» What the task requires: Tell me how many lines hold "this", please, using only the number.

» Dataset entries:
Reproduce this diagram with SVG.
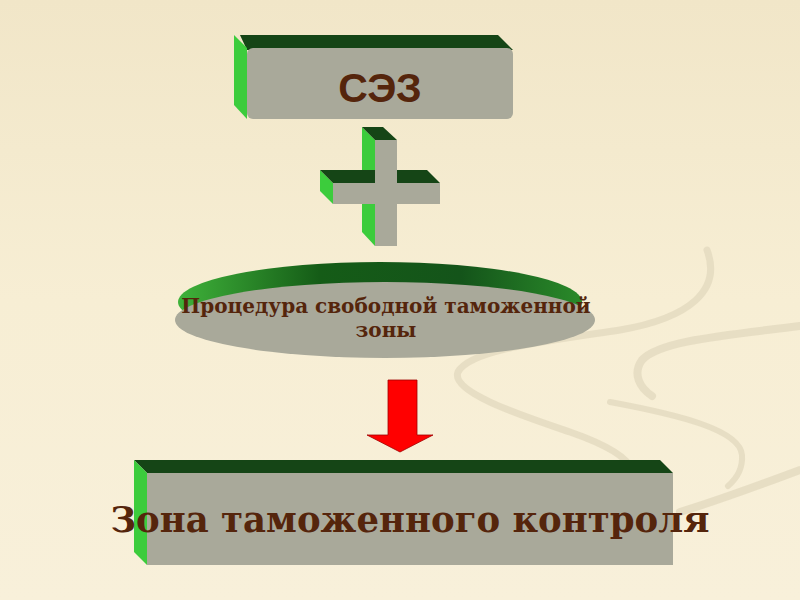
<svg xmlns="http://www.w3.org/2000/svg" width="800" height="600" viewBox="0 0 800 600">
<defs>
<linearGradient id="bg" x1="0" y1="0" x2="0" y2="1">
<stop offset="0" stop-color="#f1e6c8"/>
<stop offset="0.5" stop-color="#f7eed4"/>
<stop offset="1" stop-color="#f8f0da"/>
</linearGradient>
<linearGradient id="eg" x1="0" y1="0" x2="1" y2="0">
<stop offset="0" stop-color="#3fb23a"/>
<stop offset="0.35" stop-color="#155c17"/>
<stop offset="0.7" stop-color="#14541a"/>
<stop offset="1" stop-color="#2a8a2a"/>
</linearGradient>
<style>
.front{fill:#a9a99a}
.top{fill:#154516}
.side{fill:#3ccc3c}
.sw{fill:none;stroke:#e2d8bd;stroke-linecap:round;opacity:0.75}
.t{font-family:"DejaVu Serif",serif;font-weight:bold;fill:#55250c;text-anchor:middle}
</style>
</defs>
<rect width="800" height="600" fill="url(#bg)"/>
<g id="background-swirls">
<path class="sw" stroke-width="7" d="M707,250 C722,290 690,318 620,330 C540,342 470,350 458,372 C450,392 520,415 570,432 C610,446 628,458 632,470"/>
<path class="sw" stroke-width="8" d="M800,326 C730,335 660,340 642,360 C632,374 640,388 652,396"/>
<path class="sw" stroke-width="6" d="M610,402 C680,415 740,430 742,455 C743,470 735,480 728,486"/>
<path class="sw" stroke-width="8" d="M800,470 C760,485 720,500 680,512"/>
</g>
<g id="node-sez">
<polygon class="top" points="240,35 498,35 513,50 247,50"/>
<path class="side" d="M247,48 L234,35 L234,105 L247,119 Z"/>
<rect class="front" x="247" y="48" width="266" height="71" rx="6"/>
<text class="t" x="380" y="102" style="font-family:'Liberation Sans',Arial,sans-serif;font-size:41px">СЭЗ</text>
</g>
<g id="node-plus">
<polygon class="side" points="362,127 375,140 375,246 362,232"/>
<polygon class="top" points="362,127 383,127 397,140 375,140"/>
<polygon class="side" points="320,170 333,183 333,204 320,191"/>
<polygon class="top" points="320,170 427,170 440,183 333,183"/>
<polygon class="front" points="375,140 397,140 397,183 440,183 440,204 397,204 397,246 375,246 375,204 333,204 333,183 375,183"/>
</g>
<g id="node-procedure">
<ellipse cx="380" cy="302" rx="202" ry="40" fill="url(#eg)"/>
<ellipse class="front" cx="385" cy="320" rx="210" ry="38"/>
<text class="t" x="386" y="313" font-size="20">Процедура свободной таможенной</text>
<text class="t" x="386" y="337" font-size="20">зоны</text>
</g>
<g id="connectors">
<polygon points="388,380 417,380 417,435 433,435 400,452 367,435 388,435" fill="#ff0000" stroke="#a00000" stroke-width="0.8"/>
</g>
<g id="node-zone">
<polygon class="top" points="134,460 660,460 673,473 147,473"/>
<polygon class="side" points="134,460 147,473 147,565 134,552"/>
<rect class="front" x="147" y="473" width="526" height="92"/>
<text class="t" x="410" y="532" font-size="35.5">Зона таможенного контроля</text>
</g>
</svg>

...

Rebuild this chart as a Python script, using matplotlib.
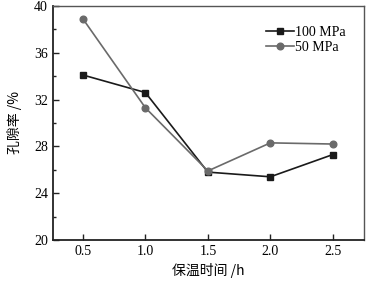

» Worked answer: 2